Le chômage technique ressurgira dans nos usines européennes à la prochaine vague de froid, quel que soit le degré de sobriété de nos industriels, et le chômage « tout court » risque de frapper durement les PME/PMI et les artisans dont la facture d’électricité va tripler au quadrupler à la fin du mois de janvier.
Et en France, le faible taux de chômage dont s’enorgueillissait le gouvernement résulte essentiellement du nombre de radiations record de chômeurs au 4ème trimestre (à coup de 50 000 par mois… du jamais vu) et de la transformation de dizaines de milliers d’entre eux, parvenus en fin de droits, en « auto-entrepreneurs » (mais avec zéro chiffre d’affaires et zéro revenu).
Un tour de passe-passe statistique qui ne trompe personne, à part peut-être les investisseurs qui se veulent « constructifs » (le nouveau mot-valise des permabulls, qui ne veut rien dire mais signifie qu’aucune autre hypothèse que la hausse n’est envisageable) pour 2023, après la pire année pour la gestion d’actifs (actions et obligations) depuis 150 ans (1871). Et, évidemment, l’une des pires années pour les crypto-actifs, avec un Bitcoin qui bataille depuis trois mois pour préserver son support des 16 000 $.
Le plus inquiétant à court terme, c’est toutefois la remontée des rendements obligataires en Europe vers les pires niveaux de l’automne 2022, avec des OAT affichant plus de 3% et des Bunds au-delà des 2,50%.
De l’autre côté de l’Atlantique, attention au refranchissement des 3% par les T-Bonds et à la cassure des 10 320 points sur le Nasdaq.

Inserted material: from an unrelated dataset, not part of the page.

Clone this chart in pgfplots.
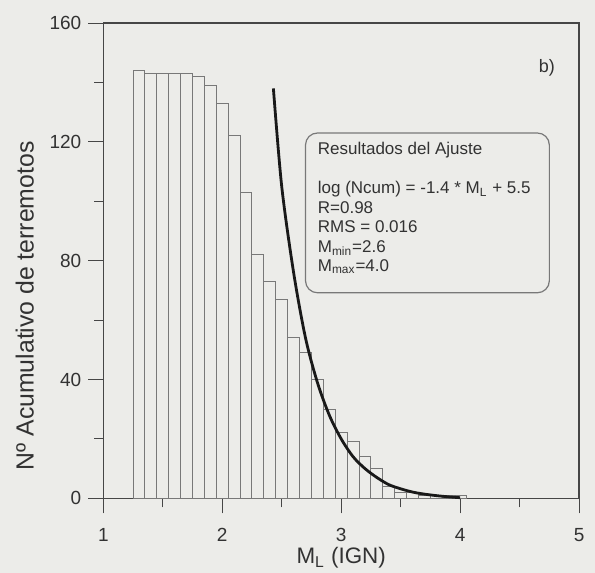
\documentclass[border=0pt]{standalone}
\usepackage{fontspec}
\setmainfont{Liberation Sans}
\usepackage{pgfplots}
\pgfplotsset{compat=1.18}
\definecolor{bgc}{RGB}{236,236,233}
\definecolor{axc}{RGB}{70,70,70}
\definecolor{barc}{RGB}{120,120,120}
\definecolor{txc}{RGB}{50,50,50}
\begin{document}
\begin{tikzpicture}
\path[use as bounding box, fill=bgc] (-51.65pt,-37.35pt) rectangle (245.85pt,249.15pt);
\begin{axis}[
  at={(0,0)}, anchor=south west,
  scale only axis,
  width=237.9pt, height=237.6pt,
  xmin=1, xmax=5, ymin=0, ymax=160,
  xtick={1,2,3,4,5}, ytick={0,40,80,120,160},
  minor x tick num=1, minor y tick num=1,
  tick align=outside,
  major tick length=7.5pt, minor tick length=4.5pt,
  tick style={axc, line width=0.5pt},
  axis line style={axc, line width=0.6pt},
  every tick/.style={axc},
  xtick pos=bottom, ytick pos=left,
  tick label style={font=\fontsize{9.5}{11}\selectfont, text=txc},
  xticklabel style={yshift=-4pt},
  /pgf/number format/assume math mode=true,
  xlabel={M\textsubscript{L} (IGN)},
  ylabel={Nº Acumulativo de terremotos},
  xlabel style={font=\fontsize{11.2}{13}\selectfont, text=txc, yshift=4pt},
  ylabel style={font=\fontsize{12.4}{14}\selectfont, text=txc, at={(ticklabel cs:0.405)}, yshift=1pt},
  axis background/.style={fill=bgc},
  clip=false,
]
\addplot[ybar, bar width=0.1, bar shift=0pt, draw=barc, fill=bgc, line width=0.5pt] coordinates {
(1.3,144) (1.4,143) (1.5,143) (1.6,143) (1.7,143) (1.8,142) (1.9,139) (2.0,133)
(2.1,122) (2.2,103) (2.3,82) (2.4,73) (2.5,67) (2.6,54) (2.7,49) (2.8,40)
(2.9,30) (3.0,22) (3.1,19) (3.2,14) (3.3,10) (3.4,4) (3.5,2) (3.6,2)
(3.7,1) (3.8,1) (3.9,1) (4.0,1)
};
\addplot[black!90, line width=1.4pt, smooth, tension=0.5] coordinates {
(2.43,138) (2.5,105) (2.6,76) (2.7,54) (2.8,39) (2.9,28) (3.0,20) (3.1,14)
(3.2,10) (3.3,7) (3.4,4.6) (3.5,3.2) (3.6,2.1) (3.7,1.4) (3.8,0.9) (3.9,0.5) (4.0,0.2)
};
\draw[barc, line width=0.6pt, rounded corners=6pt] (axis cs:2.70,123) rectangle (axis cs:4.75,69.2);
\node[anchor=north west, align=left, inner sep=0pt, text=txc,
  font=\fontsize{8.5}{9.75}\selectfont] at ([xshift=6pt,yshift=-4.5pt]axis cs:2.70,123)
  {Resultados del Ajuste\\[9.75pt]
   log (Ncum) = -1.4 * M\textsubscript{L} + 5.5\\
   R=0.98\\
   RMS = 0.016\\
   M\textsubscript{min}=2.6\\
   M\textsubscript{max}=4.0};
\node[text=txc, font=\fontsize{9}{11}\selectfont] at (axis cs:4.73,145) {b)};
\end{axis}
\end{tikzpicture}
\end{document}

Après une chute de 33% en 2022, le prochain objectif de l’indice des valeurs technologiques ne serait autre que l’ex-zénith historiques des 9 838 du 20 février 2020 qui avait précédé la chute du Covid (sur le S&P, c’est 3 380 points, l’ex-zénith du même jour de 2020).
Mieux vaudrait alors faire preuve de « sobriété » en matière de sommes investies dans les marchés, éteindre ses écrans, baisser ses objectifs et décaler ses achats.